# Start of Information shown

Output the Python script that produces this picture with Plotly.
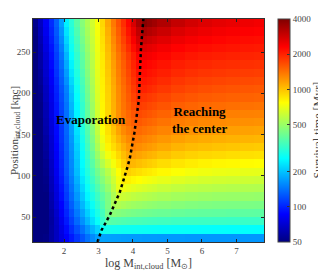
import numpy as np
import plotly.graph_objects as go

# cell edges
mass_edges = [1.1, 1.25, 1.4, 1.55, 1.7, 1.85, 2.0, 2.15, 2.3, 2.45, 2.6, 2.75, 2.9, 3.05,
              3.2, 3.35, 3.5, 3.65, 3.8, 3.95, 4.1, 4.25, 4.4, 4.55, 4.7,
              5.1, 5.5, 5.9, 6.3, 6.7, 7.1, 7.5, 7.8]
position_edges = [20, 30, 40, 50, 60, 70, 80, 90, 100, 110, 120, 130, 140, 150, 160,
                  170, 180, 190, 200, 210, 220, 230, 240, 250, 260, 270, 280, 290]

# survival time [Myr], rows from position 25 kpc (bottom) to 285 kpc (top)
survival_time_myr = [
    [40,45,51,58,66,75,85,96,109,124,141,157,172,174,173,172,171,170,169,168,168,167,167,167,166,166,165,165,165,165,165,165],
    [37,42,50,58,66,77,90,105,122,141,164,188,214,270,279,277,276,274,273,272,271,270,269,268,267,265,264,263,262,261,261,260],
    [34,40,48,57,67,80,96,114,136,161,191,225,267,324,379,373,368,363,359,355,352,349,347,345,342,338,336,334,333,332,331,330],
    [34,40,49,58,69,84,101,121,146,175,210,247,289,344,425,465,456,446,439,432,426,420,416,412,407,400,396,392,390,388,387,386],
    [33,41,49,60,72,87,106,129,156,190,230,269,312,365,440,540,549,534,521,510,501,493,485,479,470,459,452,446,443,440,438,436],
    [33,41,50,61,74,91,111,136,166,204,250,291,335,386,445,542,637,619,602,588,576,564,555,547,535,522,512,506,500,497,494,491],
    [34,42,51,63,76,94,115,142,176,219,266,312,363,421,487,582,700,727,704,685,668,654,639,628,611,593,580,572,565,560,556,553],
    [34,42,52,64,79,97,120,147,185,234,282,333,392,456,528,622,730,840,823,795,772,752,735,718,697,673,656,644,635,628,623,619],
    [35,43,53,66,81,100,124,153,195,249,298,354,420,491,570,662,769,881,948,915,886,861,841,820,793,762,740,725,714,706,699,694],
    [36,44,54,67,83,102,126,156,200,257,312,377,459,556,650,740,842,950,1070,1055,1016,988,959,935,896,861,834,816,802,792,784,776],
    [37,46,56,69,84,104,128,159,206,264,326,401,499,620,731,817,914,1020,1120,1182,1144,1108,1078,1053,1010,969,939,920,905,893,885,877],
    [38,47,57,70,86,106,130,162,211,272,340,425,538,685,811,895,986,1089,1200,1306,1264,1226,1191,1161,1118,1069,1037,1016,999,986,976,965],
    [39,48,58,71,88,108,132,166,220,282,354,444,567,721,846,951,1067,1183,1285,1380,1365,1323,1290,1258,1211,1164,1131,1108,1090,1078,1068,1059],
    [40,49,60,73,89,109,134,171,228,293,367,463,595,757,881,1006,1149,1277,1371,1440,1475,1432,1396,1363,1311,1261,1226,1201,1183,1169,1158,1149],
    [41,50,61,74,91,111,136,175,237,303,381,482,624,793,916,1062,1230,1371,1456,1542,1583,1539,1498,1465,1411,1356,1321,1295,1276,1261,1250,1240],
    [41,51,62,76,93,114,140,182,246,312,392,495,635,799,924,1072,1242,1389,1494,1605,1692,1645,1603,1565,1509,1448,1408,1380,1359,1343,1331,1322],
    [42,51,63,77,95,117,143,190,254,321,403,507,646,805,932,1081,1254,1407,1531,1668,1790,1754,1706,1668,1610,1546,1502,1472,1452,1436,1424,1412],
    [42,52,65,79,98,120,147,197,263,331,414,520,657,811,940,1091,1267,1425,1569,1732,1880,1859,1810,1771,1709,1642,1597,1566,1543,1527,1515,1502],
    [43,53,66,81,100,123,151,205,272,340,425,532,668,817,948,1101,1279,1443,1607,1795,2000,2007,1949,1901,1829,1748,1695,1659,1632,1613,1599,1585],
    [44,55,68,84,103,128,161,219,284,353,439,545,679,826,964,1126,1310,1480,1656,1858,2081,2108,2052,2003,1927,1844,1790,1753,1724,1704,1689,1675],
    [46,56,70,86,107,132,170,233,296,367,453,558,689,834,980,1150,1340,1516,1705,1920,2163,2213,2154,2105,2030,1946,1892,1853,1826,1804,1789,1775],
    [47,58,71,89,110,137,180,247,308,380,466,570,700,843,996,1175,1370,1553,1754,1983,2244,2313,2254,2205,2130,2046,1992,1953,1926,1904,1889,1875],
    [48,59,73,91,113,141,189,261,320,393,480,583,710,851,1012,1200,1400,1589,1803,2046,2325,2460,2400,2340,2260,2165,2105,2063,2033,2009,1992,1976],
    [49,60,76,94,117,148,202,272,334,410,496,597,721,867,1038,1242,1452,1667,1914,2208,2560,2662,2585,2518,2415,2306,2236,2185,2146,2118,2098,2079],
    [50,62,78,98,122,156,216,284,347,427,511,611,732,882,1065,1285,1504,1746,2026,2370,2795,2954,2857,2765,2630,2488,2395,2324,2273,2236,2210,2185],
    [51,64,81,101,126,163,229,295,361,444,527,625,743,898,1091,1327,1556,1824,2138,2530,3030,3350,3210,3090,2910,2700,2580,2490,2420,2370,2330,2300],
    [53,66,83,104,130,171,244,307,377,459,541,638,752,917,1127,1374,1618,1910,2250,2750,3370,3840,3660,3490,3250,2990,2810,2680,2590,2530,2480,2430],
]

# dotted boundary line
line_mass = [2.97, 3.09, 3.33, 3.51, 3.62, 3.84, 3.91, 4.04, 4.11, 4.17, 4.23, 4.30]
line_position = [20, 34.5, 52.7, 70.9, 80.6, 110.9, 121.8, 152, 174, 192, 253, 290]

cbar_ticks = [50, 100, 200, 500, 1000, 2000, 4000]
x_ticks = [2, 3, 4, 5, 6, 7]
y_ticks = [50, 100, 150, 200, 250]

jet = [
    [0.0, "rgb(0,0,128)"],
    [0.125, "rgb(0,0,255)"],
    [0.375, "rgb(0,255,255)"],
    [0.625, "rgb(255,255,0)"],
    [0.875, "rgb(255,0,0)"],
    [1.0, "rgb(128,0,0)"],
]

FONT = "Liberation Serif"

z = np.log10(np.array(survival_time_myr, dtype=float))

fig = go.Figure()
fig.add_trace(go.Heatmap(
    x=mass_edges, y=position_edges, z=z,
    zmin=np.log10(cbar_ticks[0]), zmax=np.log10(cbar_ticks[-1]),
    colorscale=jet, zsmooth=False,
    colorbar=dict(
        x=(270 - 25) / 231, xanchor="left", xpad=0,
        y=0.5, yanchor="middle", len=1, lenmode="fraction", ypad=0,
        thickness=12, outlinewidth=1, outlinecolor="#444",
        tickvals=list(np.log10(cbar_ticks)), ticktext=[str(t) for t in cbar_ticks],
        ticks="inside", ticklen=3, tickcolor="#333",
        tickfont=dict(family=FONT, size=9, color="#444"),
    ),
    showscale=True,
))
fig.add_trace(go.Scatter(
    x=line_mass, y=line_position, mode="lines",
    line=dict(color="black", width=2.5, dash="dot"),
    showlegend=False, hoverinfo="skip",
))

fig.add_annotation(x=2.78, y=168, text="<b>Evaporation</b>", showarrow=False,
                   font=dict(family=FONT, size=13, color="black"))
fig.add_annotation(x=5.92, y=168, text="<b>Reaching<br>the center</b>", showarrow=False,
                   font=dict(family=FONT, size=13, color="black"))
# colorbar label
fig.add_annotation(xref="paper", yref="paper", x=(309 - 25) / 231, y=0.5,
                   xanchor="center", yanchor="middle", textangle=-90,
                   text="Survival time [Myr]", showarrow=False,
                   font=dict(family=FONT, size=12, color="#444"))

axis_common = dict(
    ticks="inside", ticklen=3, tickcolor="#222", mirror="ticks", automargin=False,
    showline=True, linecolor="#333", linewidth=1, showgrid=False, zeroline=False,
    tickfont=dict(family=FONT, size=9, color="#444"),
)
fig.update_xaxes(range=[1.1, 7.8], tickvals=x_ticks,
                 title=dict(text="log M<sub>int,cloud</sub> [M<sub>⊙</sub>]", standoff=1,
                            font=dict(family=FONT, size=12, color="#444")),
                 **axis_common)
fig.update_yaxes(range=[20, 290], tickvals=y_ticks, ticklabelstandoff=0,
                 title=dict(text="Position<sub>int,cloud</sub> [kpc]", standoff=2,
                            font=dict(family=FONT, size=11, color="#444")),
                 **axis_common)

# the page body adds an 8 px offset, so the figure is sized to fit the window
fig.update_layout(
    width=318, height=271,
    margin=dict(l=25, r=62, t=11, b=37, autoexpand=False),
    paper_bgcolor="white", plot_bgcolor="white",
    font=dict(family=FONT, size=9, color="#444"),
    showlegend=False,
)

fig.write_html("out.html")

# End of Information shown

- **The task**: Would you reproduce the lines above, from the very first through the line containing "270, 280, 290]", exactly and without the pictures?

- **Answer to this task**:
Output the Python script that produces this picture with Plotly.
import numpy as np
import plotly.graph_objects as go

# cell edges
mass_edges = [1.1, 1.25, 1.4, 1.55, 1.7, 1.85, 2.0, 2.15, 2.3, 2.45, 2.6, 2.75, 2.9, 3.05,
              3.2, 3.35, 3.5, 3.65, 3.8, 3.95, 4.1, 4.25, 4.4, 4.55, 4.7,
              5.1, 5.5, 5.9, 6.3, 6.7, 7.1, 7.5, 7.8]
position_edges = [20, 30, 40, 50, 60, 70, 80, 90, 100, 110, 120, 130, 140, 150, 160,
                  170, 180, 190, 200, 210, 220, 230, 240, 250, 260, 270, 280, 290]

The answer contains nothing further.